November 05, 2013
Overhyping the Fear Factor Doesn't Help Fishing
By Kirk Deeter
I gave another elementary school talk the other day, and was once again blown away by the enthusiasm 10-year-olds have for fishing. They asked many great questions, but there was a pattern that left me feeling concerned.
"Have you ever been attacked by a shark?" (Nope… but I've watched them jump and thrash when I've fought them on a fly rod, and I've had them brush against me when I'm scuba diving.)
Have you ever been bit by a rattlesnake? (No… but I am afraid of them, so I try really hard not to step on them.)
What fish scares you the most? (The trout that's rising, and I cannot figure out how to catch it… I think I'm losing my mind.)
Have you ever seen a big fish kill anyone? (No, not any people. I've seen big fish eat little fish, and birds, and that sort of stuff.)
Have you ever been attacked by a "river monster?" (Not yet.)
Look, I get what the show "River Monsters" is all about. I watch it now and then, and like it when I do. And I think host Jeremy Wade does a lot to show people some amazing creatures and really cool places. I'll also readily admit that I spice up my stories with the danger sauce. People like to hear about bears, and sharks, and snakes, and wild airplane rides, and all of that. That's a foundation of being an outdoorsman and an outdoor writer. That's part of why we do these things. We like the thrill ride. Some of us like to ride bigger roller coasters than others.

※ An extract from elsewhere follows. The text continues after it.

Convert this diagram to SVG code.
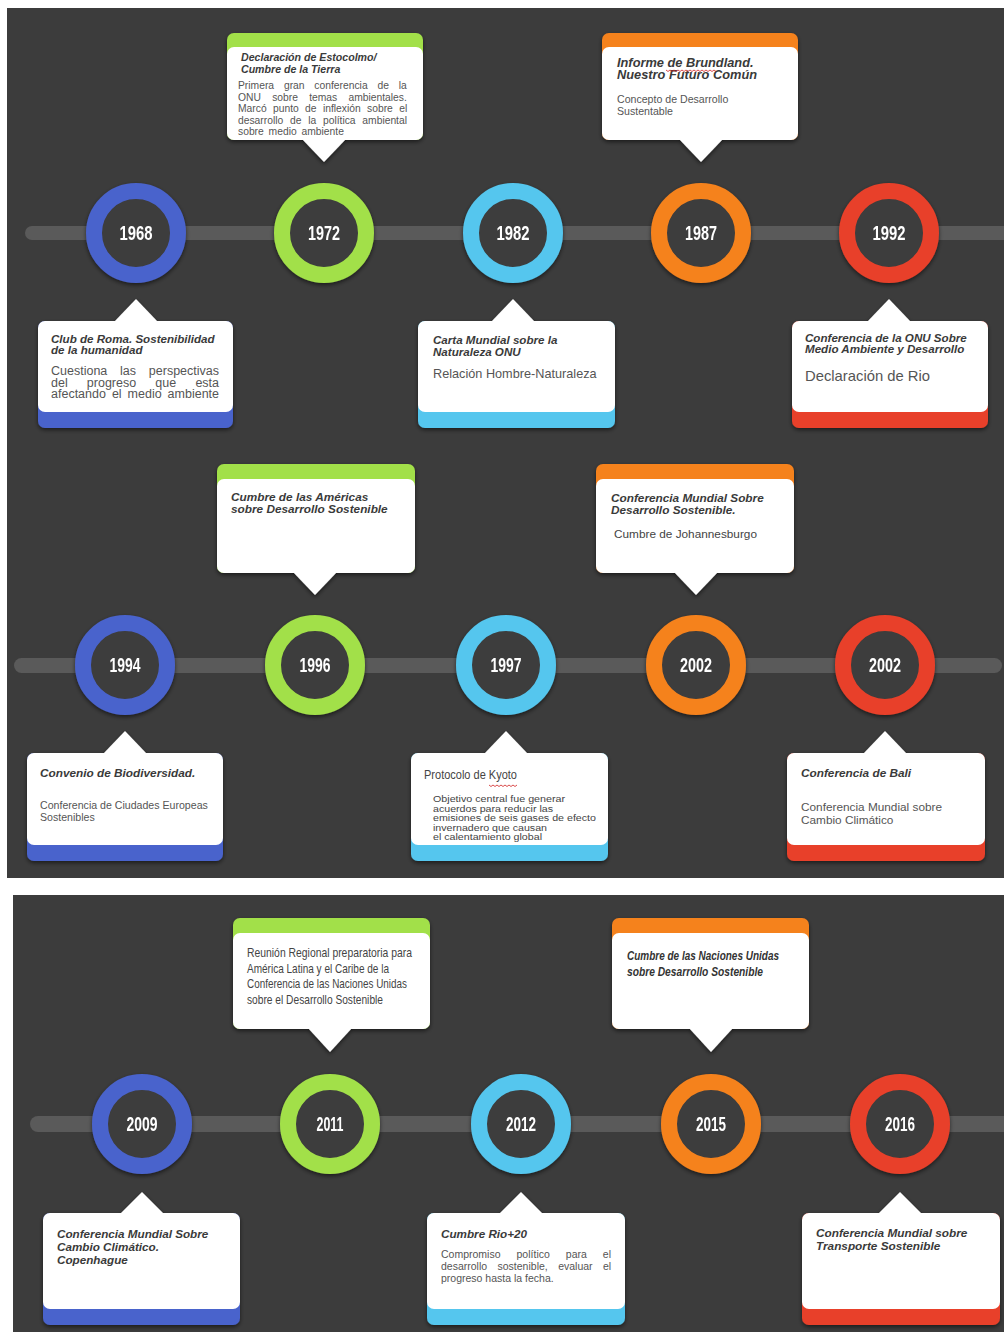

But that's all it really is. A ride. And when little kids' impressions of fishing in wild places revolves around thoughts of getting bit, or attacked, or even killed, I wonder if that ultimately detracts from the real beauty of fishing, which is experiencing the beauty of Nature in all forms.
Like Jeremy Wade, I've spent some time fishing in places like Bolivia and Guyana. I was on edge the entire time I was there. But it doesn't take Sherlock Holmes to figure out that a guy found floating in a river with his face ripped off, in the heart of cocaine country, probably wasn't bit by a fish. Truth is, in all of these situations, the thing that scares me most is... people. People who want to do you harm. People (myself included) who make stupid decisions. I'm far more likely to hurt myself by forgetting to wear sunscreen, or drinking bad water, or sticking myself with a sharp object, than I am getting worked over by a fish. I'm more worried about taking a wrong turn from the Miami airport after I get home than I am when I'm in the jungle in South America.
If you don't want your hand to look like this, don't stick it in the mouth of an arapaima. Sure, marlins jump in boats and bears maul people, and sharks chew on limbs now and then. But lightning zaps golfers more than sharks bite anglers. And nobody's making television shows like Death Bolts on the Fairway. Well, maybe someone will.
I'm not suggesting that we tone it all down. Again, I think the adrenaline factor is crucial. And sometimes, getting attention in any way possible is ultimately good for the creatures themselves. But, especially when we're talking to kids, the predominant message should be that rivers, lakes and oceans are beautiful places with remarkable creatures, and the more you experience them, the richer your lives will be, not the greater your chances are of being attacked. And if we don't temper the message, people like us who do appreciate the outdoors and want to see these traditions enjoyed by future generations are going to be the ones who get bit on our rear ends. But that will be our own fault.